After spending some time with him, Jessica finds herself able to perform a similar feat, experiencing Hernan’s memories as if they were her own. They sit together in his small home, holding hands and watching his childhood flash across their inner eyes. It’s a moment of perfect empathy as one person’s reality is communicated to another.

After spending so much time helping the town’s residents to retreat even further with his painkilling, body-soothing, hyno-massages, Zhenia decides to bring them back around – all at once and in spectacular fashion. He and a local widow perform a magic show for all the locals to enjoy, culminating in a vanishing act which none of them will ever forget. For a moment, he pushes back the boundaries of what they believe to be possible and draws them out from their stupor to engage with the world once again.

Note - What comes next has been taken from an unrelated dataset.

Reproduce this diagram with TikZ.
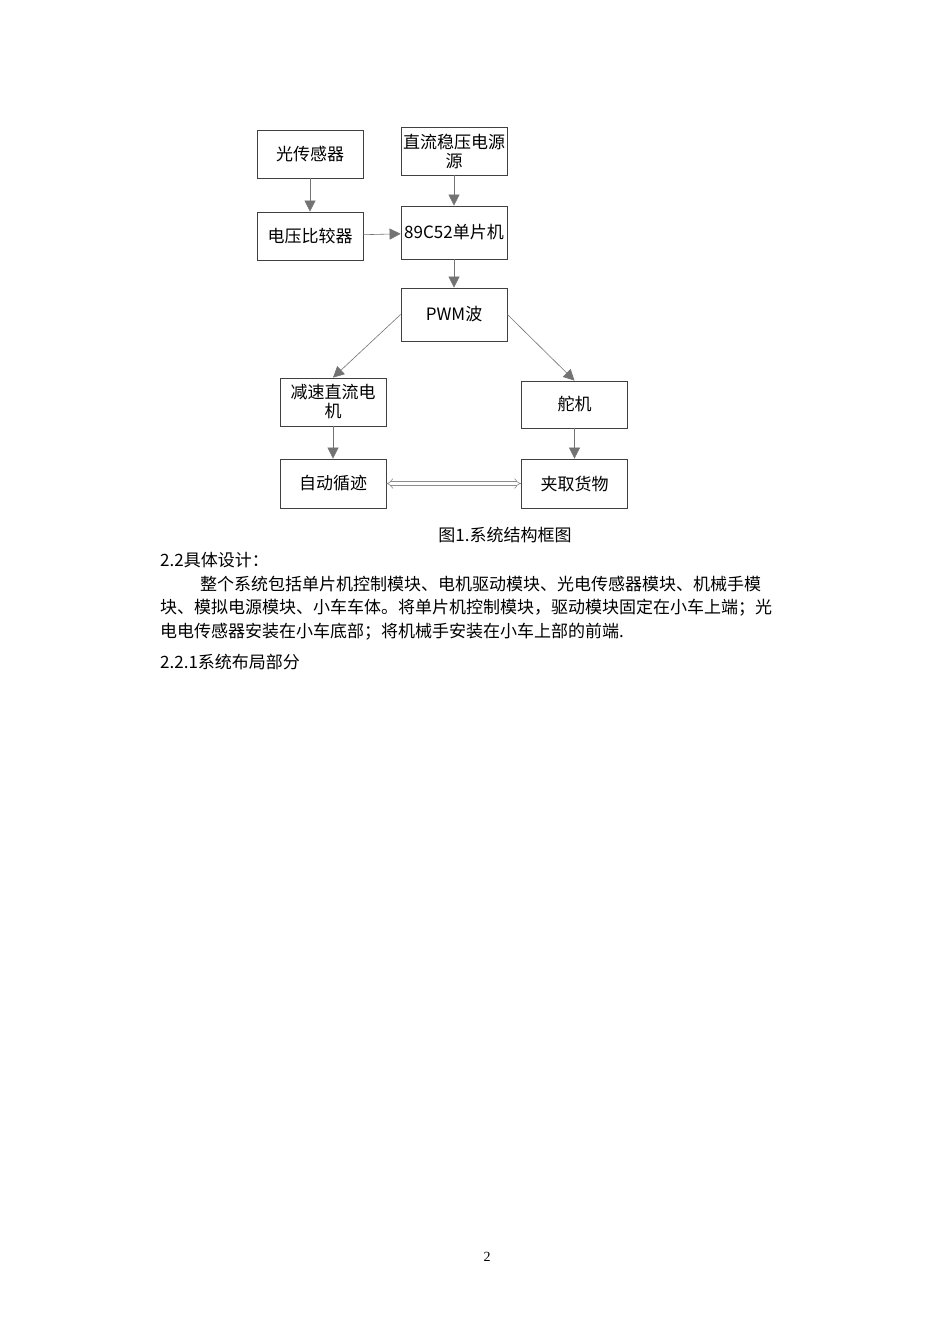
\documentclass[tikz,border=0pt]{standalone}
\usepackage{fontspec}
\setmainfont{Liberation Serif}
\newfontfamily\cjk{Noto Sans CJK SC}
\usetikzlibrary{arrows.meta}
\begin{document}
\begin{tikzpicture}[x=1pt,y=-1pt,
  blk/.style={draw=black!75,line width=0.8pt,minimum width=106pt,inner sep=0pt,align=center,font=\cjk\fontsize{17}{21}\selectfont},
  arr/.style={draw=black!55,line width=0.6pt,-{Triangle[length=11pt,width=11pt]}},
  txt/.style={anchor=west,inner sep=0pt,font=\cjk\fontsize{17}{20}\selectfont}]
\useasboundingbox[fill=white] (0,0) rectangle (950,1344);
\node[blk,minimum height=48pt] (gcq) at (310,154) {光传感器};
\node[blk,minimum height=48pt] (dy) at (454,151) {直流稳压电源\\[-2pt]源};
\node[blk,minimum height=48pt] (bjq) at (310,236) {电压比较器};
\node[blk,minimum height=53pt] (mcu) at (454,232.5) {89C52单片机};
\node[blk,minimum height=53pt] (pwm) at (454,314.5) {PWM波};
\node[blk,minimum height=48pt] (dj) at (333,402) {减速直流电\\[-2pt]机};
\node[blk,minimum height=47pt] (duo) at (574.5,404.5) {舵机};
\node[blk,minimum height=49pt] (xj) at (333,483.5) {自动循迹};
\node[blk,minimum height=49pt] (jq) at (574.5,483.5) {夹取货物};
\draw[arr] (gcq) -- (bjq);
\draw[arr] (dy) -- (mcu);
\draw[arr] (bjq) -- (mcu);
\draw[arr] (mcu) -- (pwm);
\draw[arr] (pwm.west) -- (dj.north);
\draw[arr] (pwm.east) -- (duo.north);
\draw[arr] (dj) -- (xj);
\draw[arr] (duo) -- (jq);
\draw[draw=black!45,fill=green!8!gray!25,line width=0.6pt,double distance=3pt,{Implies[]}-{Implies[]}] (xj.east) -- (jq.west);
\node[inner sep=0pt,font=\cjk\fontsize{17}{20}\selectfont] (cap) at (505,535) {图1.系统结构框图};
\node[txt] (l1) at (160,560) {2.2具体设计：};
\node[txt] (l2) at (200,584) {整个系统包括单片机控制模块、电机驱动模块、光电传感器模块、机械手模};
\node[txt] (l3) at (160,608) {块、模拟电源模块、小车车体。将单片机控制模块，驱动模块固定在小车上端；光};
\node[txt] (l4) at (160,632) {电电传感器安装在小车底部；将机械手安装在小车上部的前端.};
\node[txt] (l5) at (160,662) {2.2.1系统布局部分};
\node[inner sep=0pt,font=\fontsize{14}{16}\selectfont] (pg) at (487,1257) {2};
\end{tikzpicture}
\end{document}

And it is vital that they do – the title Never Gonna Snow Again is a reference not just to the catastrophe from Zhenia’s past but to the environmental one which lies in all our futures unless radical action is taken. The sort of action which will require us to fully switch on to the world around us.

It can sound twee to talk about the magic of the everyday but that’s exactly what magical realist stories like Memoria and Never Gonna Snow Again draw out. The noise and colour that surrounds us all the time. The uniquely kaleidoscopic way they come together in each person’s life, never to be repeated exactly so again.